• MY HOBBIES / Kenichi Hamana

「木曽路はすべて山の中」といえば島崎藤村の小説『夜明け前』の冒頭の一節だが、私の鉄道撮影行の場合は木曽路を列車で通るのが「真夜中」で「木曽路はいつも夢の中」だった。長野から名古屋まで準急「おんたけ」に乗ったときも、中津川に北恵那電鉄を準急「きそ」で訪ねた時も、そして同じく「きそ」で上松に未明に着いた時もそうだった。ただ1回だけ夜が明けてから訪ねたことがある。1971年5月の木曽路である。
中央本線(西線)のD51がそろそろなくなるようだ、との情報で一度は撮っておきたいと思って出かけたのである。当時D51(デコイチ)は「蒸気機関車の代名詞」のような存在で、1次型から戦時タイプまで総計1161両が製造され、全国どこにでもいて、特に珍しいわけではなく、常磐線にC62を撮りに行ったときなどは、C62のほかC60やC61が来れば撮るが、先頭がD51だとわかるとシャッターを切らないこともあったほどである。今思えば贅沢な話で、D51には失礼をしていたのかもしれない。
1976年の蒸気機関車全廃に向けて、各地で「さよなら蒸気機関車」フィーバーが起こり始めた頃であった。

まず上松の「寝覚の床」に向かった。稲沢(名古屋)発の貨物列車が寝覚の床を左に見て、上り勾配を元気良く走ってきた①。煙で太陽の光がさえぎられるほどだったが、力強い走りに感動したものだ。先頭のD51849は1943年9月11日、国鉄浜松工機部(のち浜松工場)で完成、稲沢機関区に配属され、米原までの東海道本線で戦時貨物輸送に活躍、戦後は大半を中央本線(西線)南部(名古屋~中津川)で働き、1970年10月1日に長野工場式の集煙装置が付けられて中津川機関区に転属。その半年余り後の姿がこの写真。調子の良い機関車だったらしく、翌1972年5月13日の中央西線さよなら蒸機旅客列車(中津川~塩尻)を牽引し、その翌日第一種休車指定。6月26日付けで廃車された、中央西線のスター機関車だった。これらのことは最近このコラムを書くために調べて分かったことで、私より3歳年上のあの機関車も最後は幸せな生涯だったのだな、と何となく感じ入った次第。今は豊田市の平坂芝の上公園で静態保存展示されているようだ(豊田市ホームページ)。

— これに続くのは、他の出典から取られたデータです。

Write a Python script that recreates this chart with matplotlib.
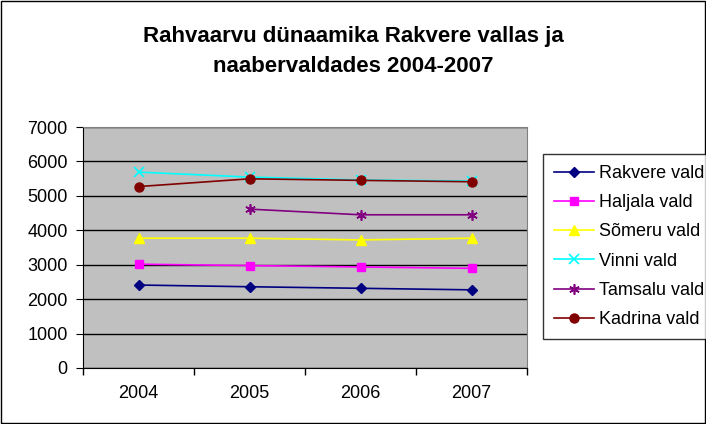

もう1枚②。重連のD51はよく見ると何も牽いていない。白樺や新緑の中を行く列車は機関車の回送だった。でもパッと見は、後ろに貨車か客車がつながっているような気がしないでもない。場所は奈良井と木曽平沢の間の奈良井川鉄橋。実はこの写真、札幌在住の友人平井清高君の鉄道写真集第二冊(完結編)に1ページを割いて「お手本として見ていた先輩の写真」として掲載されている拙作5枚のうちの1枚。撮影場所がどこだったか判然としなかったが、そこに書いてあった。彼は2冊では完結せず、全5巻に変更して現在第4巻を製作中である。サボや愛称板などの鉄道部品から切符類、駅弁包装紙、お茶土瓶など、あらゆるコレクションを掲載している。私も、と思っていたが二番煎じになりそうなのでやめて、当分はこのコラムを続けよう。